Children killed in rail accident in India

Police say 11 children dead after train crashes into school bus at unmanned railway crossing in Telangana state.

At least 16 children aged 7 to 14 had been injured and hospitalised following the deadly crash [AP]

A passenger train has crashed into a school bus in southern India, killing at least 11 children, with fears the death toll could rise further, officials say.

A senior police officer said “11 students and the bus driver were killed”, while a railway official said he feared as many as 25 children were dead after Thursday’s collision in newly formed Telangana state.

Ravi Nallamala, a local police officer, said at least 16 children aged 7 to 14 had been injured and hospitalised in Medak district.

The area is nearly 1,500km south of New Delhi.

K Samba Siva Rao, a spokesman for South Central Railway, said the train hit the bus at an unmanned railway crossing in the village of Masaipet, about 62km from Hyderabad in Telangana, which this year was carved out of Andhra Pradesh state.

The bus was dragged several hundred metres down the tracks, according to local media reports.

The train was travelling from the city of Nanded in Maharashtra state to Hyderabad. No one on the train was killed, officials said.

“So far 11 children and one school bus driver died. Sixteen children are injured and have been shifted to hospitals,” N Suryanaarayana, local police deputy inspector general, said.

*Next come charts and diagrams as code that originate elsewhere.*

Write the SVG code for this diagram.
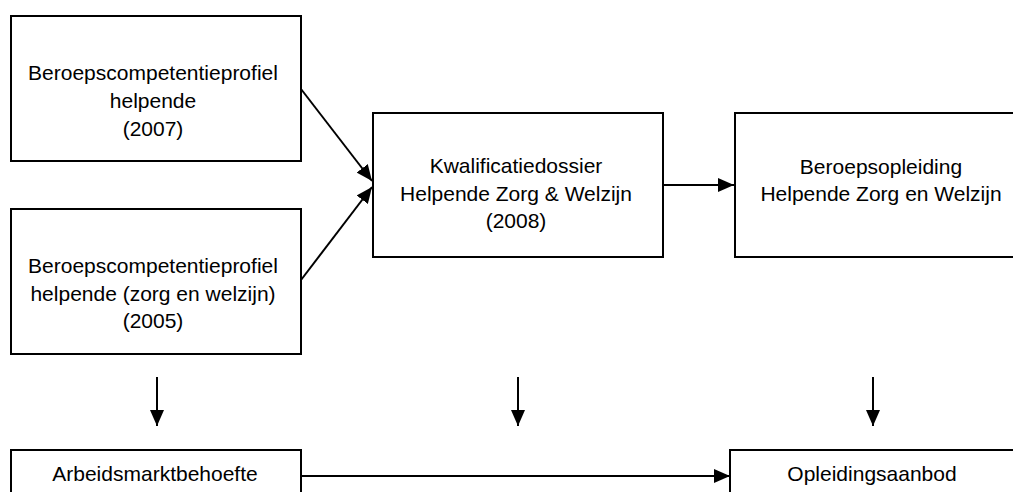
<svg xmlns="http://www.w3.org/2000/svg" width="1013" height="492" viewBox="0 0 1013 492">
<defs>
<style>
.box{fill:#fff;stroke:#000;stroke-width:2}
.t{font-family:"Liberation Sans",Arial,sans-serif;font-size:21px;fill:#000;text-anchor:middle}
.c{stroke:#000;stroke-width:2;fill:none;marker-end:url(#ah)}
</style>
<marker id="ah" markerUnits="userSpaceOnUse" markerWidth="16" markerHeight="14" refX="16" refY="7" orient="auto">
<path d="M0,0 L16,7 L0,14 z" fill="#000"/>
</marker>
</defs>
<rect width="1013" height="492" fill="#fff"/>
<g id="connectors">
<line class="c" x1="301" y1="89" x2="372" y2="181"/>
<line class="c" x1="301" y1="280" x2="372" y2="187"/>
<line class="c" x1="663" y1="185" x2="734" y2="185"/>
<line class="c" x1="157" y1="377" x2="157" y2="426"/>
<line class="c" x1="518" y1="377" x2="518" y2="426"/>
<line class="c" x1="873" y1="377" x2="873" y2="426"/>
<line class="c" x1="301" y1="476" x2="730" y2="476"/>
</g>
<g id="n1">
<rect class="box" x="11" y="16" width="290" height="145"/>
<text class="t" x="153" y="80">Beroepscompetentieprofiel</text>
<text class="t" x="153" y="108">helpende</text>
<text class="t" x="153" y="136">(2007)</text>
</g>
<g id="n2">
<rect class="box" x="11" y="209" width="290" height="145"/>
<text class="t" x="153" y="273">Beroepscompetentieprofiel</text>
<text class="t" x="153" y="301">helpende (zorg en welzijn)</text>
<text class="t" x="153" y="328">(2005)</text>
</g>
<g id="n3">
<rect class="box" x="373" y="113" width="290" height="144"/>
<text class="t" x="516" y="173">Kwalificatiedossier</text>
<text class="t" x="516" y="201">Helpende Zorg &amp; Welzijn</text>
<text class="t" x="516" y="228">(2008)</text>
</g>
<g id="n4">
<rect class="box" x="735" y="113" width="292" height="144"/>
<text class="t" x="881" y="174">Beroepsopleiding</text>
<text class="t" x="881" y="201">Helpende Zorg en Welzijn</text>
</g>
<g id="n5">
<rect class="box" x="11" y="450" width="290" height="60"/>
<text class="t" x="155" y="481">Arbeidsmarktbehoefte</text>
</g>
<g id="n6">
<rect class="box" x="730" y="450" width="300" height="60"/>
<text class="t" x="872" y="481">Opleidingsaanbod</text>
</g>
</svg>
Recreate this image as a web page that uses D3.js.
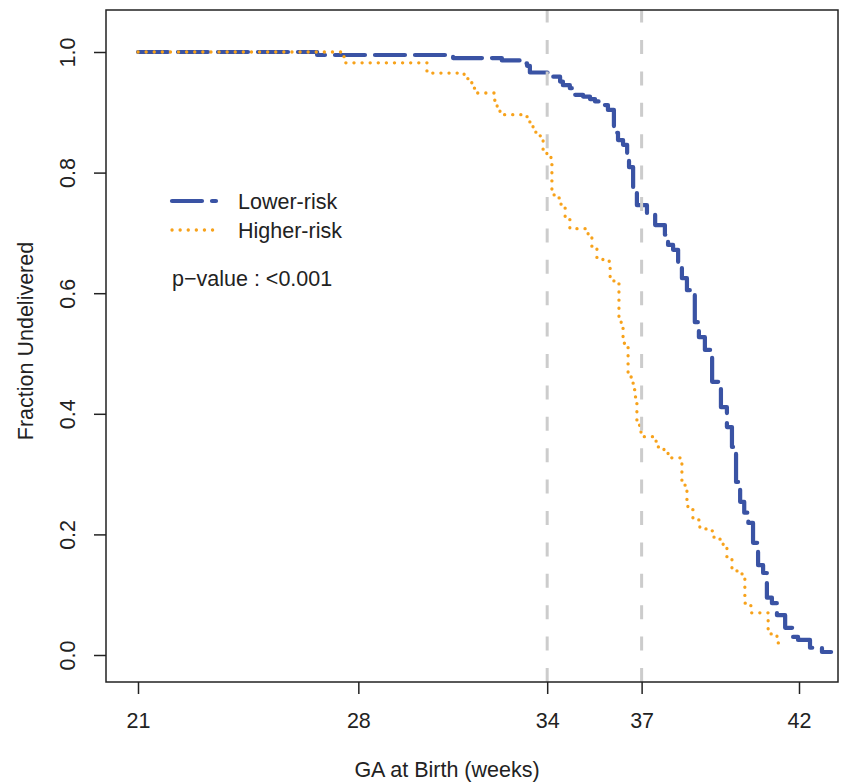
<!DOCTYPE html>
<html>
<head>
<meta charset="utf-8">
<script src="https://cdn.jsdelivr.net/npm/d3@7"></script>
<style>
  html, body { margin: 0; padding: 0; background: #fff; }
  svg { display: block; }
  text { font-family: "Liberation Sans", Arial, Helvetica, sans-serif; fill: #222; }
</style>
</head>
<body>
<svg id="chart" width="848" height="782"></svg>
<script>
// ---------------- DATA ----------------
const xTicks = [21, 28, 34, 37, 42];
const yTicks = [0, 0.2, 0.4, 0.6, 0.8, 1.0];
const yTickLabels = ["0.0", "0.2", "0.4", "0.6", "0.8", "1.0"];
const refLines = [34, 37];

const seriesNames = ["Lower-risk", "Higher-risk"];

const lowerTime = [21, 26.69, 31.01, 32.56, 33.20, 33.36, 33.45, 34.15, 34.41, 34.50, 34.72, 34.82, 35.14, 35.36, 35.52, 35.68, 35.93, 36.12, 36.25, 36.41, 36.54, 36.60, 36.73, 36.85, 37.17, 37.43, 37.74, 37.84, 38.00, 38.16, 38.28, 38.44, 38.69, 38.82, 39.01, 39.24, 39.52, 39.71, 39.87, 40.00, 40.13, 40.26, 40.39, 40.54, 40.70, 40.86, 40.98, 41.14, 41.30, 41.56, 41.81, 41.97, 42.35, 42.73, 43.02];
const lowerSurv = [1.000, 0.995, 0.990, 0.986, 0.981, 0.977, 0.966, 0.959, 0.951, 0.945, 0.940, 0.929, 0.926, 0.922, 0.918, 0.912, 0.904, 0.866, 0.854, 0.846, 0.824, 0.809, 0.766, 0.746, 0.733, 0.713, 0.697, 0.680, 0.672, 0.652, 0.625, 0.605, 0.552, 0.527, 0.506, 0.453, 0.411, 0.378, 0.345, 0.287, 0.254, 0.236, 0.219, 0.186, 0.149, 0.136, 0.095, 0.086, 0.066, 0.045, 0.030, 0.025, 0.012, 0.005, 0.005];

const higherTime = [21, 27.545, 30.18, 31.36, 31.48, 31.61, 31.74, 32.31, 32.41, 32.50, 33.36, 33.45, 33.55, 33.64, 33.87, 33.99, 34.12, 34.15, 34.22, 34.44, 34.57, 34.72, 35.30, 35.42, 35.58, 35.77, 36.00, 36.12, 36.28, 36.35, 36.41, 36.57, 36.73, 36.79, 36.85, 36.98, 37.46, 37.71, 37.84, 38.28, 38.38, 38.44, 38.47, 38.63, 38.85, 39.08, 39.30, 39.52, 39.59, 39.71, 39.87, 40.03, 40.19, 40.28, 40.47, 41.02, 41.08, 41.30, 41.37, 41.43];
const higherSurv = [1.000, 0.982, 0.965, 0.957, 0.949, 0.940, 0.932, 0.920, 0.907, 0.896, 0.887, 0.879, 0.869, 0.861, 0.833, 0.826, 0.821, 0.768, 0.758, 0.743, 0.725, 0.707, 0.697, 0.677, 0.658, 0.653, 0.627, 0.619, 0.561, 0.551, 0.517, 0.461, 0.440, 0.428, 0.381, 0.362, 0.345, 0.335, 0.327, 0.285, 0.275, 0.252, 0.241, 0.224, 0.209, 0.206, 0.192, 0.189, 0.179, 0.163, 0.143, 0.138, 0.129, 0.086, 0.070, 0.043, 0.035, 0.020, 0.013, 0.013];

// ---------------- LAYOUT ----------------
const box = { left: 106, top: 10, right: 838, bottom: 682 };
const BLUE = "#3A53A4", ORANGE = "#F7A21B", GREY = "#CCCCCC", INK = "#222";
const FS = 21.5;

const svg = d3.select("#chart");
svg.append("rect").attr("width", 848).attr("height", 782).attr("fill", "#fff");

const x = d3.scaleLinear().domain([21, 42]).range([138, 799]);
const y = d3.scaleLinear().domain([0, 1]).range([655, 52]);

const line = d3.line().x(d => x(d[0])).y(d => y(d[1])).curve(d3.curveStepAfter);
const lowerData = lowerTime.map((t, i) => [t, lowerSurv[i]]);
const higherData = higherTime.map((t, i) => [t, higherSurv[i]]);

// curves
svg.append("path").datum(lowerData).attr("d", line)
  .attr("fill", "none").attr("stroke", BLUE).attr("stroke-width", 4.2)
  .attr("stroke-dasharray", "30 10").attr("stroke-linecap", "round").attr("stroke-linejoin", "round");
svg.append("path").datum(higherData).attr("d", line)
  .attr("fill", "none").attr("stroke", ORANGE).attr("stroke-width", 3.3)
  .attr("stroke-dasharray", "0.1 8").attr("stroke-linecap", "round");

// reference lines
svg.selectAll("line.ref").data(refLines).enter().append("line")
  .attr("class", "ref")
  .attr("x1", d => x(d)).attr("x2", d => x(d))
  .attr("y1", box.bottom).attr("y2", box.top)
  .attr("stroke", GREY).attr("stroke-width", 3)
  .attr("stroke-dasharray", "14 17.4");

// box
svg.append("rect")
  .attr("x", box.left).attr("y", box.top)
  .attr("width", box.right - box.left).attr("height", box.bottom - box.top)
  .attr("fill", "none").attr("stroke", INK).attr("stroke-width", 1.5);

// x axis
const xAxis = d3.axisBottom(x).tickValues(xTicks).tickSize(12).tickPadding(19).tickFormat(d3.format("d"));
const gx = svg.append("g").attr("transform", `translate(0,${box.bottom})`).call(xAxis);
gx.select(".domain").remove();
gx.selectAll(".tick line").attr("stroke", INK).attr("stroke-width", 1.5);
gx.selectAll(".tick text").attr("font-size", FS).attr("fill", INK)
  .style("font-family", '"Liberation Sans", Arial, sans-serif');

// y axis
const yAxis = d3.axisLeft(y).tickValues(yTicks).tickSize(12).tickFormat((d, i) => yTickLabels[i]);
const gy = svg.append("g").attr("transform", `translate(${box.left},0)`).call(yAxis);
gy.select(".domain").remove();
gy.selectAll(".tick line").attr("stroke", INK).attr("stroke-width", 1.5);
gy.selectAll(".tick text")
  .attr("x", null).attr("dy", null)
  .attr("text-anchor", "middle")
  .attr("transform", "translate(-31,0) rotate(-90)")
  .attr("font-size", FS).attr("fill", INK)
  .style("font-family", '"Liberation Sans", Arial, sans-serif');

// axis titles
svg.append("text").attr("x", 447).attr("y", 777).attr("text-anchor", "middle")
  .attr("font-size", FS).text("GA at Birth (weeks)");
svg.append("text").attr("transform", "translate(33,341) rotate(-90)").attr("text-anchor", "middle")
  .attr("font-size", FS).text("Fraction Undelivered");

// legend
const legend = svg.append("g");
const legY = [201, 230];
const legStyles = [
  { color: BLUE, width: 4.2, dash: "30 10" },
  { color: ORANGE, width: 3.3, dash: "0.1 8" }
];
seriesNames.forEach((name, i) => {
  legend.append("line").attr("x1", 172).attr("x2", 216).attr("y1", legY[i]).attr("y2", legY[i])
    .attr("stroke", legStyles[i].color).attr("stroke-width", legStyles[i].width)
    .attr("stroke-dasharray", legStyles[i].dash).attr("stroke-linecap", "round");
  legend.append("text").attr("x", 238).attr("y", legY[i] + 7.5).attr("font-size", FS).text(name);
});
svg.append("text").attr("x", 172).attr("y", 286).attr("font-size", FS).text("p\u2212value : <0.001");
</script>
</body>
</html>
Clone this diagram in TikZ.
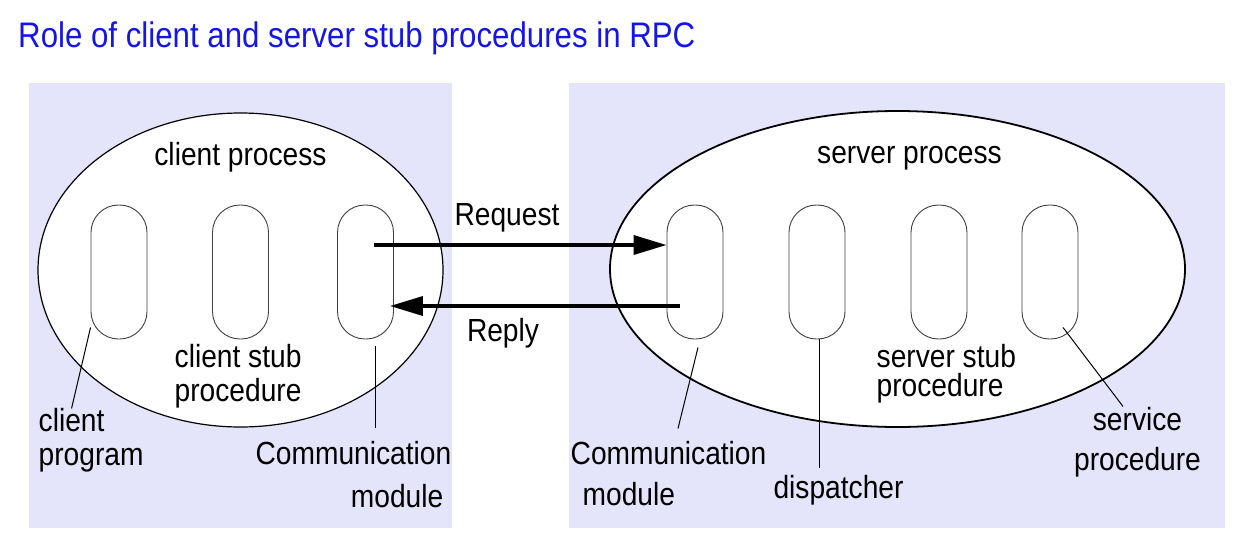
\documentclass[tikz,border=0pt]{standalone}
\usepackage{fontspec}
\setmainfont[FakeStretch=0.88]{Liberation Sans}
\usetikzlibrary{arrows.meta}

\definecolor{panelbg}{RGB}{228,228,250}
\definecolor{titleblue}{RGB}{20,20,235}

\tikzset{
  capsule/.style={draw=black!75, line width=0.9pt, fill=white, minimum width=56pt,
    minimum height=134pt, rounded corners=27.5pt, inner sep=0pt},
  lbl/.style={font=\fontsize{32}{34}\selectfont, inner sep=2pt},
  lead/.style={line width=1pt},
  msg/.style={line width=3.6pt, -{Triangle[length=33pt,width=19pt]}}
}

\begin{document}
\begin{tikzpicture}[x=1pt, y=-1pt]

        \useasboundingbox (0,0) rectangle (1258,552);

        \node[anchor=base west, inner sep=0pt, text=titleblue, font=\fontsize{35.5}{40}\selectfont]
          (title) at (18,47) {Role of client and server stub procedures in RPC};

        \fill[panelbg] (29,83) rectangle (452,528);
        \fill[panelbg] (569,83) rectangle (1225,528);

        \begin{scope}[shift={(240.5,270)}]

          \draw[line width=1.2pt, fill=white] (0,0) ellipse (202.5 and 157);
          \node[lbl] (cproc) at (0,-113) {client process};

          \node[capsule] (cprog) at (-121.5,2) {};
          \node[capsule] (cstub) at (0,2) {};
          \node[capsule] (ccomm) at (125,2) {};

          \node[lbl, anchor=west, align=left] (cstubl) at (-68,106) {client stub\\procedure};
          \node[lbl, anchor=west, align=left] (cprogl) at (-204,170) {client\\program};
          \node[lbl, anchor=east, align=right] (ccoml) at (213,205) {Communication\\[9pt]module\hspace*{8pt}};
        \end{scope}

        \begin{scope}[shift={(897.5,269)}]

          \draw[line width=1.8pt, fill=white] (0,0) ellipse (287.5 and 158);
          \node[lbl] (sproc) at (12,-111) {server process};

          \node[capsule] (scomm) at (-202.5,3) {};
          \node[capsule] (sdisp) at (-80.5,3) {};
          \node[capsule] (sstub) at (41.5,3) {};
          \node[capsule] (sserv) at (152.5,3) {};

          \node[lbl, anchor=west, align=left] (sstubl) at (-23,105) {server stub\\[-5pt]procedure};
          \node[lbl, anchor=west, align=left] (scoml) at (-329,205) {Communication\\[7pt]\hspace*{12pt}module};
          \node[lbl] (sdispl) at (-59,221) {dispatcher};
          \node[lbl, align=center] (sservl) at (240,173) {service\\[6pt]procedure};
        \end{scope}

        \draw[msg] ([xshift=8pt,yshift=27pt]ccomm.center) -- ([yshift=27pt]scomm.west);
        \node[lbl] (req) at (507,218) {Request};

        \draw[msg] ([xshift=-15pt,yshift=-34pt]scomm.center) -- ([xshift=-4pt,yshift=-34pt]ccomm.east);
        \node[lbl] (rep) at (503,333) {Reply};

        \draw[lead] ([yshift=12pt]cprog.south west) -- ++(-19,81);
        \draw[lead] ([xshift=10pt,yshift=-7pt]ccomm.south) -- ++(0,82);
        \draw[lead] ([xshift=3pt,yshift=-8pt]scomm.south) -- ++(-20,81);
        \draw[lead] ([xshift=2pt]sdisp.south) -- ++(0,129);
        \draw[lead] ([xshift=13pt,yshift=12pt]sserv.south) -- ++(60,79);

      \end{tikzpicture}
\end{document}
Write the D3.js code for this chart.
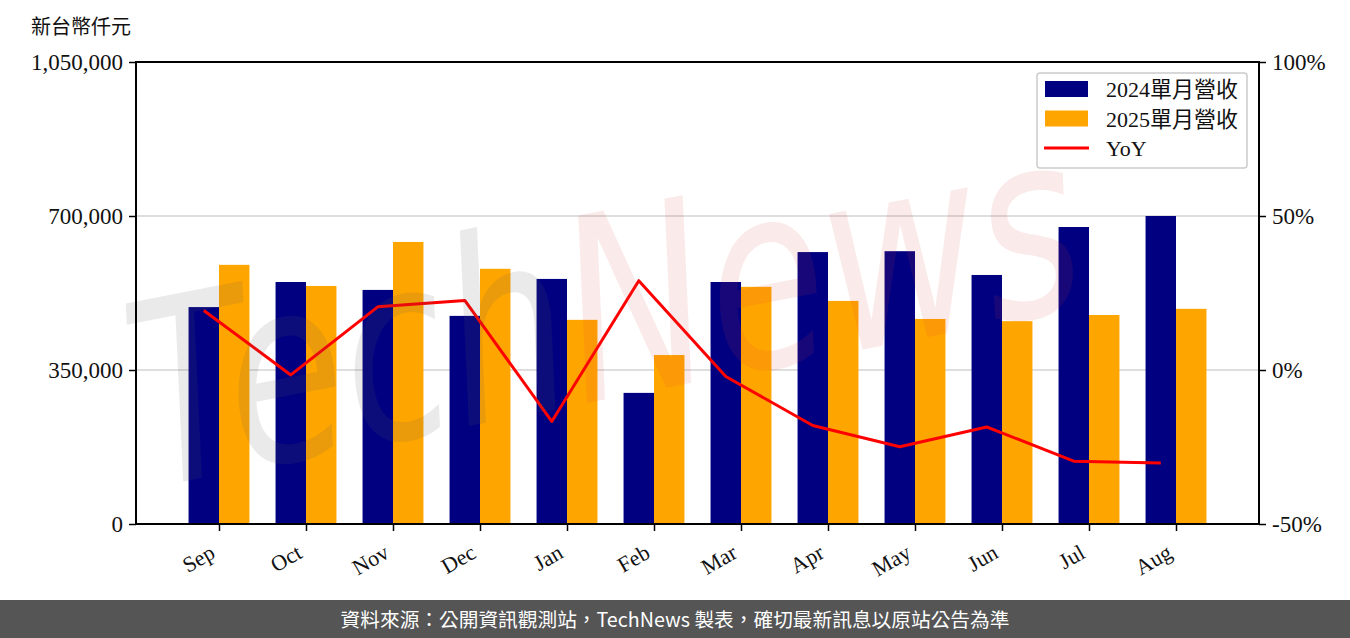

“The cause of the accident and whose mistake it is we are investigating.”

Rao said the school bus was carrying up to 38 children from the Kakatiya Techno School in the town of Toopran.

“As per present information about 25 schoolchildren seem to have been killed,” he told AFP.

“Around 38 were in the bus as far as we know, and the rest are being sent to the hospital.”

Accidents are common on India’s railroad network, one of the world’s largest with 20 million people riding daily on about 11,000 passenger trains.

In 2012 a government report said almost 15,000 people were killed every year on the network, describing the deaths as an annual “massacre” due mainly to poor safety standards.

Most accidents are blamed on poor maintenance and human error.